## TASK DESCRIPTION
Starting at the line that contains "Write a web", reproduce each line exactly up to and including the line that contains "const labelGaps = [8, 19, 19, 19];". Reproduce nothing else.

## PROVIDED DATA
--

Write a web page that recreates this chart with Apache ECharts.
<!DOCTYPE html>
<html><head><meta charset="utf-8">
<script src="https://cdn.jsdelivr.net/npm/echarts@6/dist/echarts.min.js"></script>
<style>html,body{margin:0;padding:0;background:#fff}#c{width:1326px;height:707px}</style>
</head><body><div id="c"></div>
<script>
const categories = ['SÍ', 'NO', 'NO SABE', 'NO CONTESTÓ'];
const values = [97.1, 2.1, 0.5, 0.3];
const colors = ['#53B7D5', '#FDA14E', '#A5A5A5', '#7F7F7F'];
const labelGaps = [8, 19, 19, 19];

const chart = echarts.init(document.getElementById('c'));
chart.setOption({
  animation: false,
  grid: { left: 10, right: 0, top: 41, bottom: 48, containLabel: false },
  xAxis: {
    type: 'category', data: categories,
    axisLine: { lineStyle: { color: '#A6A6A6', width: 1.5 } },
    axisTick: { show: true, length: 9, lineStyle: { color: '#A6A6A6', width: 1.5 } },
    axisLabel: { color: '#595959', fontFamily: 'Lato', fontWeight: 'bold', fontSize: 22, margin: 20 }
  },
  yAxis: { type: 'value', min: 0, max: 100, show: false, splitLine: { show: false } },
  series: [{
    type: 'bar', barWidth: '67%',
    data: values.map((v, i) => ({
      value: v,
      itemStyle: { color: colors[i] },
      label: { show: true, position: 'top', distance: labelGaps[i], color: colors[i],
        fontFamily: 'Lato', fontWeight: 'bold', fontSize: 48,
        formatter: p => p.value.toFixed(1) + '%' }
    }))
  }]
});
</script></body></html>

--

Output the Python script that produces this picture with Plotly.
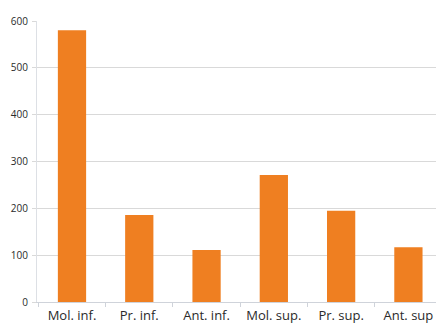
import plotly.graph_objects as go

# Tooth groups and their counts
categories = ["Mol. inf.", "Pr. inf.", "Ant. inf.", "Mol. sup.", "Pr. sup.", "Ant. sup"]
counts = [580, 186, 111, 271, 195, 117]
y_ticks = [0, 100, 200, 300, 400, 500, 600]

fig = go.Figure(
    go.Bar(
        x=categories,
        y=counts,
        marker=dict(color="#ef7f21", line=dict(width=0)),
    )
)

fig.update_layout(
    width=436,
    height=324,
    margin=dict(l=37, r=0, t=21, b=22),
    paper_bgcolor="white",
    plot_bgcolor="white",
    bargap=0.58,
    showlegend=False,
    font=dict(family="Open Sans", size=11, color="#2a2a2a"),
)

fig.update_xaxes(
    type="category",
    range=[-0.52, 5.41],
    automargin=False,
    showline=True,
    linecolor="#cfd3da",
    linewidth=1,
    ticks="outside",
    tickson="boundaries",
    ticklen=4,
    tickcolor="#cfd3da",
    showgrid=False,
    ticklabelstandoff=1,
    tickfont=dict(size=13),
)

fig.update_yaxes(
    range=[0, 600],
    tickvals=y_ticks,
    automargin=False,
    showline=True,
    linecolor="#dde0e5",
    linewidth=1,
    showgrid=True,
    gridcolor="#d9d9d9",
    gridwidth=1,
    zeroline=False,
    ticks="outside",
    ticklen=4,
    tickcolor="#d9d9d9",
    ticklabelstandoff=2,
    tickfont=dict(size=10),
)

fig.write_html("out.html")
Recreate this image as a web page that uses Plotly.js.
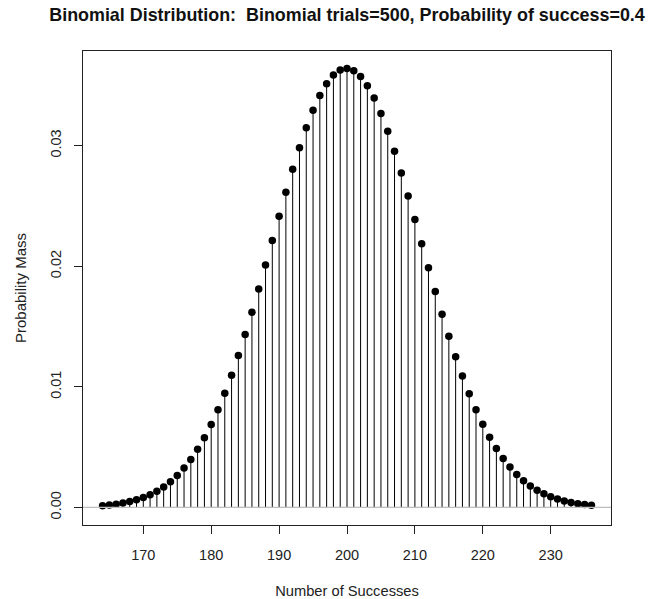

--

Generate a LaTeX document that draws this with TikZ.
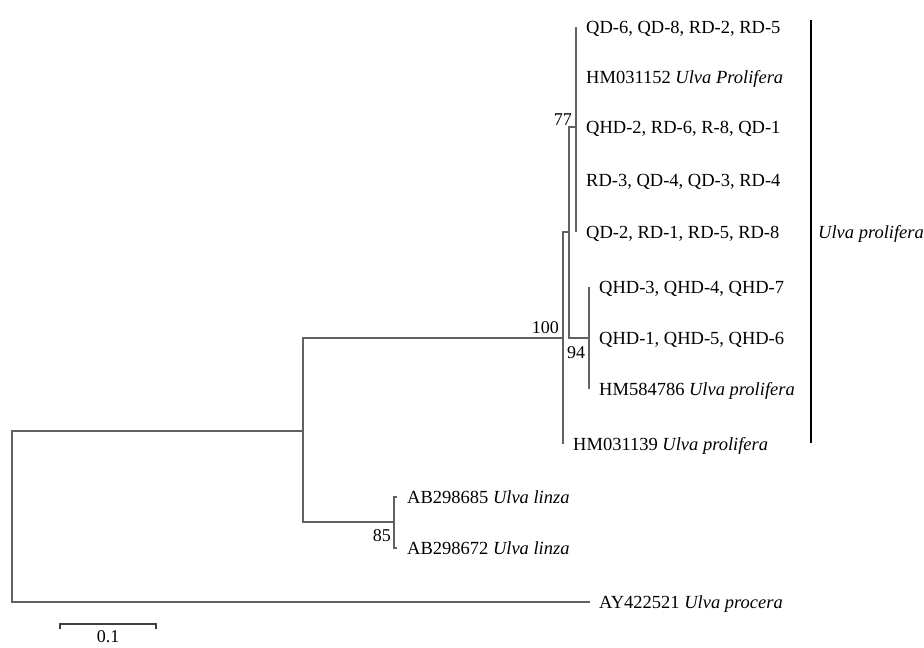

--

## RESPONSE
Write a web page that recreates this chart with Apache ECharts.
<!DOCTYPE html>
<html><head><meta charset="utf-8">
<script src="https://cdn.jsdelivr.net/npm/echarts@6/dist/echarts.min.js"></script>
<style>html,body{margin:0;padding:0;background:#fff}#c{width:1326px;height:707px}</style>
</head><body><div id="c"></div>
<script>
const categories = ['SÍ', 'NO', 'NO SABE', 'NO CONTESTÓ'];
const values = [97.1, 2.1, 0.5, 0.3];
const colors = ['#53B7D5', '#FDA14E', '#A5A5A5', '#7F7F7F'];
const labelGaps = [8, 19, 19, 19];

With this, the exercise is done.